Ikhlas dalam bertauhid dan ikhlas dalam beribadah

 

 

D. Asbabun Nuzul

Maka bermufakatlah pemuka-pemuka Quraisy musyrikin itu hendak menemui Nabi. Mereka bermaksud hendak mencari, “damai”. Yang mendatangi Nabi itu menurut riwayat Ibnu Ishaq dari Said bin Mina – ialah Al-Walid bin Al-Mughirah, Al-Ash bin Wail, Al-Aswad bin Al-Muthalib dan Umaiyah bin Khalaf. Mereka kemukakan suatu usul damaki: “Ya Muhammad! Mari kita berdamai. Kami bersedia menyembah apa yang engkau sembah tetapi engkau pun hendaknya bersedia pula menyembah yang kami sembah, dan di dalam segala urusan di negeri kita ini, engkau turut serta bersama kami. Kalau seruan yang engkau bawa ini memang ada baiknya daripada apa yang ada pada kami, supaya turutlah kami merasakannya dengan engkau. Dan jika kami yang lebih benar daripada apa yang engkau serukan itu maka engkau pun telah bersama merasakannya dengan kami, sama mengambil bahagian padanya.” – Inilah usul yang mereka kemukakan. (Tafsir al-Azhar)

 

 

E. Kebiasaan Nabi

Kebiasaan Nabi shallallahu ‘alaihi wa sallam Membaca Surat Al Kaafirun

Dari Jabir bin ‘Abdillah, ia mengatakan,

كَانَ يَقْرَأُ فِى الرَّكْعَتَيْنِ (قُلْ هُوَ اللَّهُ أَحَدٌ) وَ (قُلْ يَا أَيُّهَا الْكَافِرُونَ)

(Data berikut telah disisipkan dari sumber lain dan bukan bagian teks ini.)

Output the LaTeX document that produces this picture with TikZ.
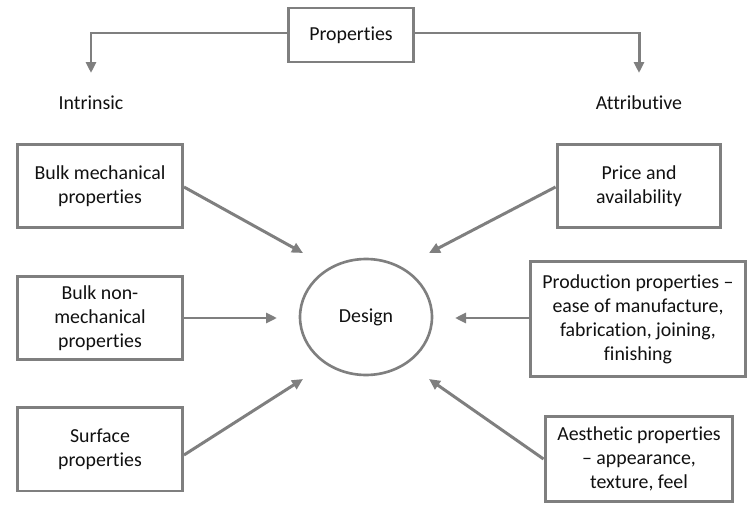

“Nabi shallallahu ‘alaihi wa sallam biasa membaca di shalat dua raka’at thowaf yaitu surat Qul Huwallahu Ahad (Al Ikhlas) dan surat Qul Yaa Ayyuhal Kaafirun (Al Kaafirun).” (HR. Muslim no. 1218)

Dari Abu Hurairah, ia berkata,

أَنَّ رَسُولَ اللَّهِ -صلى الله عليه وسلم- قَرَأَ فِى رَكْعَتَىِ الْفَجْرِ (قُلْ يَا أَيُّهَا الْكَافِرُونَ) وَ (قُلْ هُوَ اللَّهُ أَحَدٌ)

“Rasulullah shallallahu ‘alaihi wa sallam biasa membaca di dua raka’at sunnah Fajr (Qobliyah Shubuh) yaitu surat Qul Yaa Ayyuhal Kaafirun (Al Kaafirun) dan surat Qul Huwallahu Ahad (Al Ikhlas).” (HR. Muslim no. 726)

Dari Ibnu ‘Umar, ia mengatakan,

رَمَقْتُ النَّبِيَّ صَلَّى اللَّهُ عَلَيْهِ وَسَلَّمَ أَرْبَعًا وَعِشْرِينَ مَرَّةً ، أَوْ خَمْسًا وَعِشْرِينَ مَرَّةً يَقْرَأُ فِي الرَّكْعَتَيْنِ قَبْلَ الْفَجْرِ وَبَعْدَ الْمَغْرِبِ {قُلْ يَا أَيُّهَا الْكَافِرُونَ} ، {وَقُلْ هُوَ اللَّهُ أَحَدٌ}.

“Saya melihat Nabi Shallallahu’alaihi wa sallam shalat sebanyak dua puluh empat atau dua puluh lima kali. Yang beliau baca pada dua rakaat sebelum shalat subuh dan dua rakaat setelah maghrib adalah surat Qul Yaa Ayyuhal Kaafirun (Al Kaafirun) dan surat Qul Huwallahu Ahad (Al Ikhlas).” (HR. Ahmad 2/95. Syaikh Syu;aib Al Arnauth mengatakan, sanad hadits ini shahih sesuai syarat Bukhari-Muslim)

 

 

F.   Tafsir Surat Al Kaafirun

 

Firman Allah Ta’ala,

قُلْ يَا أَيُّهَا الْكَافِرُونَ

Katakanlah: “Hai orang-orang kafir”.

 

1.    Kata Qul/ katakanlah menandakan bahwa tidak ada wahyu yang disembunyikan nabi sedikitpun

يَا أَيُّهَا الرَّسُولُ بَلِّغْ مَا أُنْزِلَ إِلَيْكَ مِنْ رَبِّكَ وَإِنْ لَمْ تَفْعَلْ فَمَا بَلَّغْتَ رِسَالَتَهُ وَاللَّهُ يَعْصِمُكَ مِنَ النَّاسِ إِنَّ اللَّهَ لَا يَهْدِي الْقَوْمَ الْكَافِرِينَ (المائدة/5: 57)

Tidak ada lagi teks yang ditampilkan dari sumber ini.